You may want to ammend your terms of service to stipulate that if a message is sent to more than a specified number of recipeints that it will not be considered private and may be inspected for signs of spamming. Also, you can require downstream customers handling mailing lists to register the mailing list with the ISP. Then, if you get the same signature on a large number of messages, you can save a copy for inspection. If it looks like spam and the user has not registered a mailing list, you can take action.
If the user sends more than some number of email messages (specified in terms of service) in a 24 hour period and they haven't registered a mailing list, you can consider contermeasures such as slowing down message delivery.
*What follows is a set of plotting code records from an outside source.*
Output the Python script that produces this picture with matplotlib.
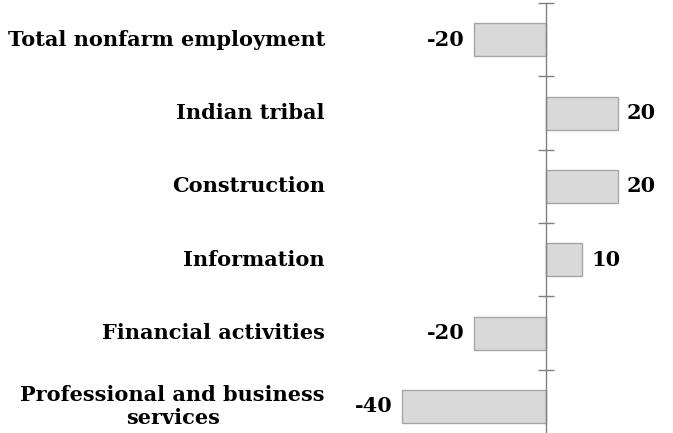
import matplotlib.pyplot as plt

categories = ["Total nonfarm employment", "Indian tribal", "Construction",
              "Information", "Financial activities",
              "Professional and business\nservices"]
values = [-20, 20, 20, 10, -20, -40]

plt.rcParams['font.family'] = ['DejaVu Serif']
plt.rcParams['font.weight'] = 'bold'

fig = plt.figure(figsize=(6.73, 4.33), dpi=100)
# axes spans the whole width; bottom runs a bit below the figure
ax = fig.add_axes([0, -10 / 433, 1, 440 / 433])

pos = list(range(len(categories)))
ax.barh(pos, values, height=0.45, color='#d9d9d9', edgecolor='#a6a6a6', linewidth=1)

ax.set_xlim(-546 / 3.6, 127 / 3.6)
ax.set_ylim(len(categories) - 0.5, -0.5)

for s in ['top', 'right', 'bottom']:
    ax.spines[s].set_visible(False)
ax.spines['left'].set_position(('data', 0))
ax.spines['left'].set_color('#808080')
ax.spines['left'].set_linewidth(1)

ax.set_xticks([])
ax.set_yticks([p - 0.5 for p in pos] + [len(categories) - 0.5])
ax.set_yticklabels([])
ax.tick_params(axis='y', direction='inout', length=11, color='#808080', width=1)

for p, name, v in zip(pos, categories, values):
    ax.text(-61.4, p, name, ha='right', va='center', fontsize=15,
            fontweight='bold', linespacing=1.2, multialignment='center')
    ax.annotate(str(v), xy=(v, p), xytext=(6.5 if v > 0 else -6.5, 0),
                textcoords='offset points', ha='left' if v > 0 else 'right',
                va='center', fontsize=15, fontweight='bold')

fig.savefig('out.png', dpi=100)
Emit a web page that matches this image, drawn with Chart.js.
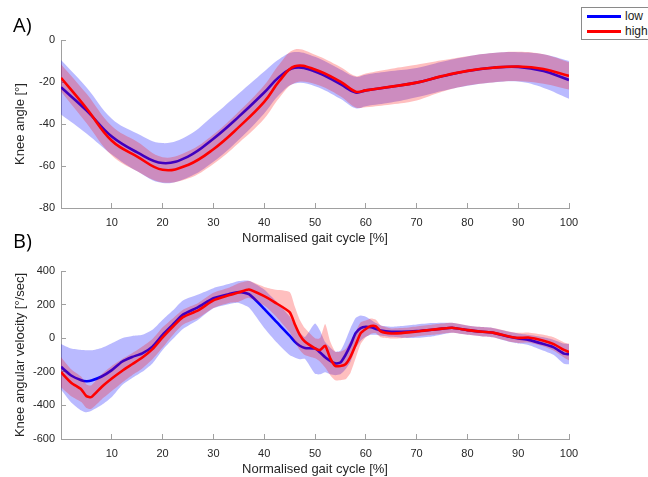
<!DOCTYPE html>
<html><head><meta charset="utf-8">
<script src="https://cdn.jsdelivr.net/npm/chart.js@4.4.0/dist/chart.umd.min.js"></script>
<style>
html,body{margin:0;padding:0;background:#fff;}
body{width:648px;height:477px;overflow:hidden;position:relative;font-family:"Liberation Sans",Arial,sans-serif;}
canvas{position:absolute;left:0;}
#ca{top:0;}
#cb{top:231px;}
.lab{position:absolute;font-family:"Open Sans","Liberation Sans",sans-serif;font-size:20px;line-height:20px;color:#000;}
#legend{position:absolute;left:581px;top:7px;width:90px;height:31px;border:1px solid #8a8a8a;background:#fff;font-size:12px;color:#222;}
.row{position:absolute;left:5px;height:14px;line-height:14px;}
.sw{position:absolute;left:0;top:6px;width:34px;height:3px;}
.tx{position:absolute;left:38px;top:0;}
</style>
</head><body>
<canvas id="ca" width="648" height="248"></canvas>
<canvas id="cb" width="648" height="248"></canvas>
<div class="lab" style="left:13px;top:15px;">A)</div>
<div class="lab" style="left:13px;top:231px;">B)</div>
<div id="legend">
  <div class="row" style="top:1px;"><span class="sw" style="background:#0000ff"></span><span class="tx">low</span></div>
  <div class="row" style="top:16px;"><span class="sw" style="background:#ff0000"></span><span class="tx">high</span></div>
</div>
<script>
// ---- Data: panel A (knee angle, degrees) ----
const aX = [0,5,10,15,20,25,30,35,40,43,46,50,55,58,60,65,70,75,80,85,90,95,100];
const aLowMean  = [-22.5,-33.5,-46,-53.5,-58.6,-55.5,-47,-36.5,-25,-17.5,-13.2,-15,-21,-25,-24,-22.3,-20.3,-17.3,-14.8,-13.2,-12.8,-14.8,-19];
const aLowSD    = [13,11,8.5,9,9.5,10,11,11,10,8.5,7.5,7,7,7.5,7.5,7.5,7,7,7,7,7,8,9];
const aHighMean = [-18,-32.5,-48,-55.5,-61.8,-59.5,-52,-41.5,-29.5,-19.5,-12.5,-14,-19.8,-24.6,-24,-22.2,-20.3,-17.2,-14.7,-13.2,-12.6,-13.8,-17.1];
const aHighSD   = [6.5,7,7,7,6,6.5,7,7.5,8,8,8,7,7,7.5,8,8.5,8.5,7.5,7,7,7,7,6.5];
const aTicksX = [10,20,30,40,50,60,70,80,90,100];

// ---- Data: panel B (knee angular velocity, deg/sec) ----
const bX = [0,2,4,5,6,8,10,12,14,16,18,20,22,24,27,30,33,35,37,40,42,45,46,47,48,50,51,52,53,54,55,56,57,58,59,60,61,62,63,65,67,70,73,75,77,80,83,85,88,90,92,95,97,99,100];
const bLowMean  = [-170,-222,-250,-256,-252,-228,-190,-140,-112,-90,-50,20,80,140,185,238,262,275,262,175,110,15,-20,-45,-58,-62,-85,-113,-135,-150,-145,-100,-40,30,60,68,65,55,45,38,38,42,50,57,62,48,38,33,10,-2,-10,-35,-55,-92,-95];
const bLowSD    = [135,160,180,185,180,170,160,140,125,110,100,90,85,85,75,60,60,65,80,115,120,115,95,80,65,150,130,90,80,70,70,85,100,90,75,60,45,35,30,30,35,40,40,35,30,28,28,28,30,30,30,40,45,60,60];
const bHighMean = [-202,-265,-305,-345,-350,-290,-240,-195,-155,-115,-65,5,68,125,165,225,255,272,290,250,215,155,85,20,-20,-60,-70,-45,-120,-165,-165,-155,-110,-40,30,55,72,70,40,28,30,40,50,57,62,48,38,33,12,2,4,-15,-35,-70,-82];
const bHighSD   = [90,80,75,70,70,75,75,70,65,65,60,60,50,45,45,45,45,55,50,55,75,120,105,90,80,60,70,130,100,85,85,90,95,80,65,50,45,40,35,30,30,30,30,30,30,28,28,28,30,30,30,35,40,45,50];

const seriesNames = ['low','high'];
const AXIS = '#a0a0a0', TXT = '#262626';
const FONT = '"Liberation Sans", Arial, sans-serif';

function pts(xs, ys){ return xs.map((x,i)=>({x:x, y:ys[i]})); }
function band(m, s, sign){ return m.map((v,i)=>v + sign*s[i]); }

function buildSets(xs, lowM, lowS, highM, highS, tension){
  const base = {pointRadius:0, pointHoverRadius:0, tension:tension};
  return [
    Object.assign({label:seriesNames[1], data:pts(xs, highM), borderColor:'#ff0000', borderWidth:2.6, fill:false}, base),
    Object.assign({label:'high+', data:pts(xs, band(highM,highS,1)), borderColor:'rgba(0,0,0,0)', borderWidth:0, fill:'+1', backgroundColor:'rgba(255,0,0,0.25)'}, base),
    Object.assign({label:'high-', data:pts(xs, band(highM,highS,-1)), borderColor:'rgba(0,0,0,0)', borderWidth:0, fill:false}, base),
    Object.assign({label:seriesNames[0], data:pts(xs, lowM), borderColor:'#0000ff', borderWidth:2.6, fill:false}, base),
    Object.assign({label:'low+', data:pts(xs, band(lowM,lowS,1)), borderColor:'rgba(0,0,0,0)', borderWidth:0, fill:'+1', backgroundColor:'rgba(0,0,255,0.27)'}, base),
    Object.assign({label:'low-', data:pts(xs, band(lowM,lowS,-1)), borderColor:'rgba(0,0,0,0)', borderWidth:0, fill:false}, base)
  ];
}

function makeChart(id, sets, yMin, yMax, yStep, yTitle, padTop){
  return new Chart(document.getElementById(id), {
    type:'line',
    data:{datasets:sets},
    options:{
      responsive:false, animation:false, events:[],
      layout:{padding:{left:0, right:79, top:padTop, bottom:0}},
      plugins:{legend:{display:false}, tooltip:{enabled:false}},
      scales:{
        x:{type:'linear', min:0, max:100,
          afterBuildTicks:(s)=>{ s.ticks = aTicksX.map(v=>({value:v})); },
          afterFit:(s)=>{ s.height = 40; },
          grid:{drawOnChartArea:false, drawTicks:true, tickLength:-5, color:AXIS, lineWidth:1},
          border:{display:true, color:AXIS, width:1},
          ticks:{padding:13, color:TXT, font:{family:FONT, size:11}, maxRotation:0},
          title:{display:true, text:'Normalised gait cycle [%]', color:TXT, font:{family:FONT, size:13}, padding:{top:0, bottom:1.5}}
        },
        y:{min:yMin, max:yMax,
          afterFit:(s)=>{ s.width = 61; },
          ticks:{stepSize:yStep, padding:11, color:TXT, font:{family:FONT, size:11}},
          grid:{drawOnChartArea:false, drawTicks:true, tickLength:-5, color:AXIS, lineWidth:1},
          border:{display:true, color:AXIS, width:1},
          title:{display:true, text:yTitle, color:TXT, font:{family:FONT, size:13}, padding:{top:13, bottom:0}}
        }
      }
    }
  });
}

makeChart('ca', buildSets(aX, aLowMean, aLowSD, aHighMean, aHighSD, 0.4), -80, 0, 20, 'Knee angle [°]', 40);
makeChart('cb', buildSets(bX, bLowMean, bLowSD, bHighMean, bHighSD, 0.2), -600, 400, 200, 'Knee angular velocity [°/sec]', 40);
</script>
</body></html>
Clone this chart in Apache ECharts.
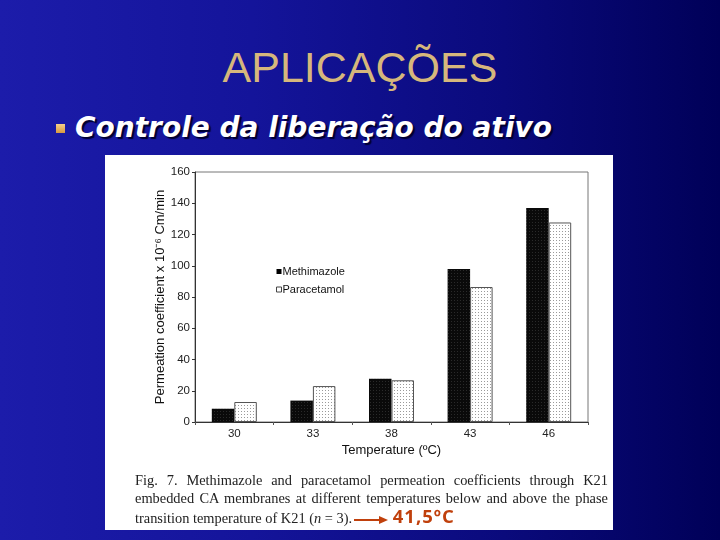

For each downstream customer, an ISP should run some checks on their network. This primarly applies to subnets but some checks apply to individual dialup/dsl users as well. If the network fails to pass the tests, the port would be shut down (after a fair warning)
These checks should be done from a specific, well identified IP address (such as security.isp.net) since they may set of intrusion detection systems and you want the customer to be able to configure their IDS to treat tests from this system as false alarms.
Proprietary routers make sense for the backbone where routers need to be simple and fast. The leaf nodes, however, where traffic needs to be filtered going to and coming from downstream customers, need to be smart. These should be based on computers with an open source operating system, if possible (unfortunately computers with compact PCI slots and multiport DSL/cable upstream end modems are not readily availible).